++++ Recorded information

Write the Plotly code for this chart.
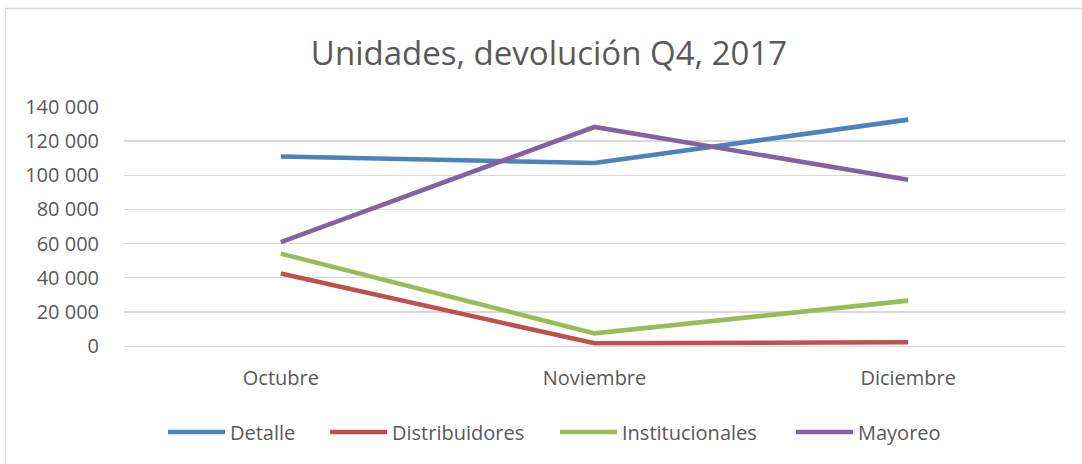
import plotly.graph_objects as go

months = ["Octubre", "Noviembre", "Diciembre"]
detalle = [111000, 107200, 132600]
distribuidores = [42400, 1600, 2200]
institucionales = [54100, 7400, 26600]
mayoreo = [60800, 128300, 97400]
y_ticks = [0, 20000, 40000, 60000, 80000, 100000, 120000, 140000]

series = [
    ("Detalle", detalle, "#4F81BD"),
    ("Distribuidores", distribuidores, "#C0504D"),
    ("Institucionales", institucionales, "#9BBB59"),
    ("Mayoreo", mayoreo, "#8064A2"),
]
legend_left = [168, 330, 560, 796]  # page px where each legend line starts

FONT = "Open Sans"
TXT = "#595959"

W, H = 1082, 464
L, R, T, B = 124, 1065, 107, 346   # plot area in page px
pw, ph = R - L, B - T

def px_x(p):
    return (p - L) / pw

def px_y(p):
    return (B - p) / ph

fig = go.Figure()
legends = {}
for i, (name, vals, color) in enumerate(series):
    lg = "legend" if i == 0 else f"legend{i + 1}"
    fig.add_trace(go.Scatter(
        x=months, y=vals, name=name, mode="lines",
        line=dict(color=color, width=4.6),
        legend=lg,
    ))
    legends[lg] = dict(
        orientation="h",
        x=px_x(legend_left[i] - 5), xanchor="left",
        y=px_y(432), yanchor="middle",
        font=dict(family=FONT, size=20, color=TXT),
        itemwidth=57,
        bgcolor="rgba(0,0,0,0)",
        borderwidth=0,
    )

fig.update_layout(
    width=W, height=H,
    margin=dict(l=L, r=W - R, t=T, b=H - B),
    paper_bgcolor="white", plot_bgcolor="white",
    separators=". ",
    font=dict(family=FONT, color=TXT, size=20),
    title=dict(
        text="Unidades, devolución Q4, 2017",
        font=dict(family=FONT, size=33, color=TXT),
        x=549 / W, xanchor="center", xref="container",
        y=1 - 53 / H, yanchor="middle", yref="container",
    ),
    showlegend=True,
    xaxis=dict(
        type="category",
        range=[-0.5, 2.5],
        showgrid=False, zeroline=False,
        showline=True, linecolor="#D9D9D9", linewidth=1.3,
        ticks="", ticklabelstandoff=14,
        tickfont=dict(family=FONT, size=20, color=TXT),
        fixedrange=True,
    ),
    yaxis=dict(
        range=[0, 140000],
        tickvals=y_ticks,
        tickformat=",d",
        showgrid=True, gridcolor="#D9D9D9", gridwidth=1.3,
        zeroline=False, showline=False,
        ticks="", ticklabelstandoff=24,
        tickfont=dict(family=FONT, size=20, color=TXT),
        fixedrange=True,
    ),
    shapes=[dict(
        type="rect", xref="paper", yref="paper",
        x0=px_x(5.5), x1=px_x(W + 20),
        y0=px_y(H + 20), y1=px_y(8.5),
        line=dict(color="#D9D9D9", width=1.3),
        fillcolor="rgba(0,0,0,0)", layer="below",
    )],
    **legends,
)

fig.write_html(
    "out.html",
    config={"displayModeBar": False, "staticPlot": True},
    post_script="document.body.style.margin='0';document.body.style.overflow='hidden';",
)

++++++++

[Aim of the exercise] Go from the first line of the data above to the line containing "100000, 120000, 140000]" and retype exactly those lines, both included, but none of the pictures.

[Answer for this exercise]
Write the Plotly code for this chart.
import plotly.graph_objects as go

months = ["Octubre", "Noviembre", "Diciembre"]
detalle = [111000, 107200, 132600]
distribuidores = [42400, 1600, 2200]
institucionales = [54100, 7400, 26600]
mayoreo = [60800, 128300, 97400]
y_ticks = [0, 20000, 40000, 60000, 80000, 100000, 120000, 140000]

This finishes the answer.